Dans mon exemplaire du Coran, l'introduction
par le traducteur, D. Masson, faisait état de 350.000 musulmans en France en
1967, et de 2,5 millions en 1985. Aujourd'hui, ils sont estimés à 6 millions,
soit une multiplication par 18, dans une population totale qui n'a augmenté que
de 10% sur cette même période.

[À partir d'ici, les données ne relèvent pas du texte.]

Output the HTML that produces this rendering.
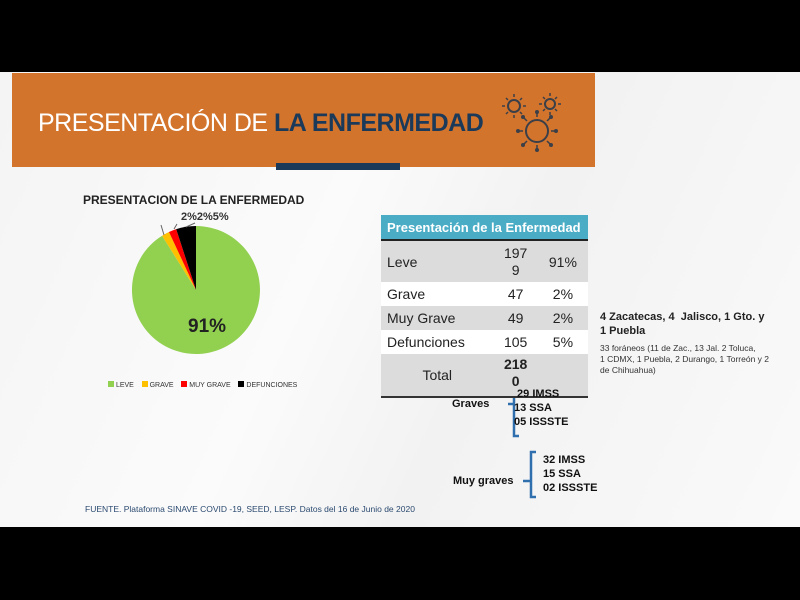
<!DOCTYPE html>
<html><head><meta charset="utf-8"><style>
body{margin:0;width:800px;height:600px;background:#000;position:relative;overflow:hidden;font-family:"Liberation Sans",sans-serif}
.slide{position:absolute;left:0;top:72px;width:800px;height:455px;background:linear-gradient(115deg,#f4f4f4 0%,#fbfbfb 40%,#f2f2f2 60%,#fafafa 100%)}
.hdr{position:absolute;left:12px;top:73px;width:583px;height:94px;background:#d3742d}
.title{position:absolute;left:38px;top:109px;font-size:25px;color:#fff;letter-spacing:-0.5px;white-space:nowrap}
.title b{color:#1b3a5a}
.bar{position:absolute;left:276px;top:163px;width:124px;height:7px;background:#1b3a5a}
.a{position:absolute;white-space:nowrap}
table{position:absolute;left:381px;top:215px;width:207px;border-collapse:collapse;font-size:14px;color:#222}
td{padding:0 6px}
</style></head><body>
<div class="slide"></div>
<div class="hdr"></div>
<div class="title">PRESENTACIÓN DE <b>LA ENFERMEDAD</b></div>
<div class="bar"></div>
<svg style="position:absolute;left:0;top:0" width="800" height="600">
<g fill="none" stroke="#3b3f48" stroke-width="2">
<circle cx="514" cy="106" r="6"/><circle cx="550" cy="104" r="5"/><circle cx="537" cy="131" r="11"/>
<g stroke-width="1.5">
<path d="M514 97v-3M514 115v3M505 106h-3M523 106h3M508 100l-2-2M520 112l2 2M520 100l2-2M508 112l-2 2"/>
<path d="M550 96v-3M550 112v3M542 104h-3M558 104h3M545 99l-2-2M555 109l2 2M555 99l2-2M545 109l-2 2"/>
<path d="M537 117v-4M537 145v4M523 131h-4M551 131h4M527 121l-3-3M547 141l3 3M547 121l3-3M527 141l-3 3"/>
</g></g>
<g fill="#3b3f48"><circle cx="537" cy="112" r="2"/><circle cx="537" cy="150" r="2"/><circle cx="518" cy="131" r="2"/><circle cx="556" cy="131" r="2"/><circle cx="523" cy="117" r="2"/><circle cx="551" cy="145" r="2"/><circle cx="551" cy="117" r="2"/><circle cx="523" cy="145" r="2"/></g>
<path d="M196 290 L196 226 A64 64 0 1 1 162.1 235.7 Z" fill="#92d050"/>
<path d="M196 290 L162.1 235.7 A64 64 0 0 1 169 232 Z" fill="#ffc000"/>
<path d="M196 290 L169 232 A64 64 0 0 1 176.2 229.1 Z" fill="#ff0000"/>
<path d="M196 290 L176.2 229.1 A64 64 0 0 1 196 226 Z" fill="#000"/>
<g stroke="#666" stroke-width="1"><line x1="164" y1="235" x2="161" y2="225"/><line x1="174" y1="229" x2="177" y2="224"/><line x1="186" y1="227" x2="195" y2="223"/></g>
<g fill="#2f6fae" stroke="#2f6fae"><path d="M519 376 h-5 v60 h5" fill="none" stroke-width="2.5"/><line x1="508" y1="404" x2="514" y2="404" stroke-width="2.5"/>
<path d="M536 452 h-5 v45 h5" fill="none" stroke-width="2.5"/><line x1="523" y1="481" x2="531" y2="481" stroke-width="2.5"/></g>
</svg>
<div class="a" style="left:83px;top:193px;font-size:12px;font-weight:bold;color:#222">PRESENTACION DE LA ENFERMEDAD</div>
<div class="a" style="left:181px;top:211px;font-size:11px;font-weight:bold;color:#333">2%2%5%</div>
<div class="a" style="left:188px;top:316px;font-size:19px;font-weight:bold;color:#222">91%</div>
<div class="a" style="left:108px;top:381px;font-size:7px;color:#333">
<span style="display:inline-block;width:6px;height:6px;background:#92d050"></span> LEVE &nbsp;&nbsp;
<span style="display:inline-block;width:6px;height:6px;background:#ffc000"></span> GRAVE &nbsp;&nbsp;
<span style="display:inline-block;width:6px;height:6px;background:#f00"></span> MUY GRAVE &nbsp;&nbsp;
<span style="display:inline-block;width:6px;height:6px;background:#000"></span> DEFUNCIONES</div>
<table>
<tr style="height:25px;background:#4bacc6;color:#fff;font-weight:bold;border-bottom:2px solid #222"><td colspan="3" style="font-size:13px">Presentación de la Enfermedad</td></tr>
<tr style="height:42px;background:#dcdcdc"><td>Leve</td><td style="text-align:center;line-height:17px">197<br>9</td><td style="text-align:center">91%</td></tr>
<tr style="height:24px;background:#fff"><td>Grave</td><td style="text-align:center">47</td><td style="text-align:center">2%</td></tr>
<tr style="height:24px;background:#dcdcdc"><td>Muy Grave</td><td style="text-align:center">49</td><td style="text-align:center">2%</td></tr>
<tr style="height:24px;background:#fff"><td>Defunciones</td><td style="text-align:center">105</td><td style="text-align:center">5%</td></tr>
<tr style="height:43px;background:#dcdcdc;border-bottom:2px solid #333"><td style="text-align:center">Total</td><td style="text-align:center;font-weight:bold;line-height:17px;vertical-align:top;padding-top:2px">218<br>0</td><td></td></tr>
</table>
<div class="a" style="left:514px;top:387px;font-size:11px;font-weight:bold;line-height:14px;color:#111">&nbsp;29 IMSS<br>13 SSA<br>05 ISSSTE</div>
<div class="a" style="left:452px;top:398px;font-size:11px;font-weight:bold;color:#111">Graves</div>
<div class="a" style="left:543px;top:453px;font-size:11px;font-weight:bold;line-height:14px;color:#111">32 IMSS<br>15 SSA<br>02 ISSSTE</div>
<div class="a" style="left:453px;top:475px;font-size:11px;font-weight:bold;color:#111">Muy graves</div>
<div class="a" style="left:600px;top:310px;font-size:11px;font-weight:bold;line-height:14px;color:#222">4 Zacatecas, 4 &nbsp;Jalisco, 1 Gto. y<br>1 Puebla</div>
<div class="a" style="left:600px;top:343px;font-size:8.5px;line-height:11px;color:#333">33 foráneos (11 de Zac., 13 Jal. 2 Toluca,<br>1 CDMX, 1 Puebla, 2 Durango, 1 Torreón y 2<br>de Chihuahua)</div>
<div class="a" style="left:85px;top:504px;font-size:8.5px;color:#2b4a70">FUENTE. Plataforma SINAVE COVID -19, SEED, LESP. Datos del 16 de Junio de 2020</div>
</body></html>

Il n'y a aucune raison de croire que de tels
taux de progression ne se poursuivront pas, et que la France entière ne sera
pas devenue une "terre d'Islam" avant la fin de ce siècle.
Il est donc légitime de se poser dès
aujourd'hui la question de savoir si "l'Europe peut encore être la même
avec un peuple différent sur son territoire?", le sous-titre du livre d'un
éditorialiste du "Financial Times" [4].
Face à la négation d'une liberté et au
"marquage" d'un territoire (le voile) il existe deux réponses
possibles pour le libéralisme. Une réponse "molle" et suicidaire: il
est "interdit d'interdire". Et une réponse ferme: l'esclavage est
interdit, même si l'esclave est consentant.
Il est amusant de lire, dans l'un des textes
fondateurs du libéralisme [5], que les exemples de prescriptions imposées par
la religion musulmane cités par Mill, sont, selon lui, "tirés de
circonstances impossibles chez nous". Ce que Mill jugeait "impossible
chez nous" de son temps ne l'est plus 150 ans plus tard, et demande donc
une véritable réponse, renvoyant dos à dos totalitarisme et résignation.
NOTES
[1]
"The Constitution of Liberty", Routledge, réimpr. 2005, page 155.
[2] "La Route de la Servitude", PUF, 2e ed., 1993, page 17
[3] Sourate
II, verset 115.
[4] Christopher Caldwell,
"Reflections on the Revolution in Europe" (Allen Lane, 2009).
[5] J.S.
Mill, "De La Liberté", Gallimard, Folios, 1990, page 195.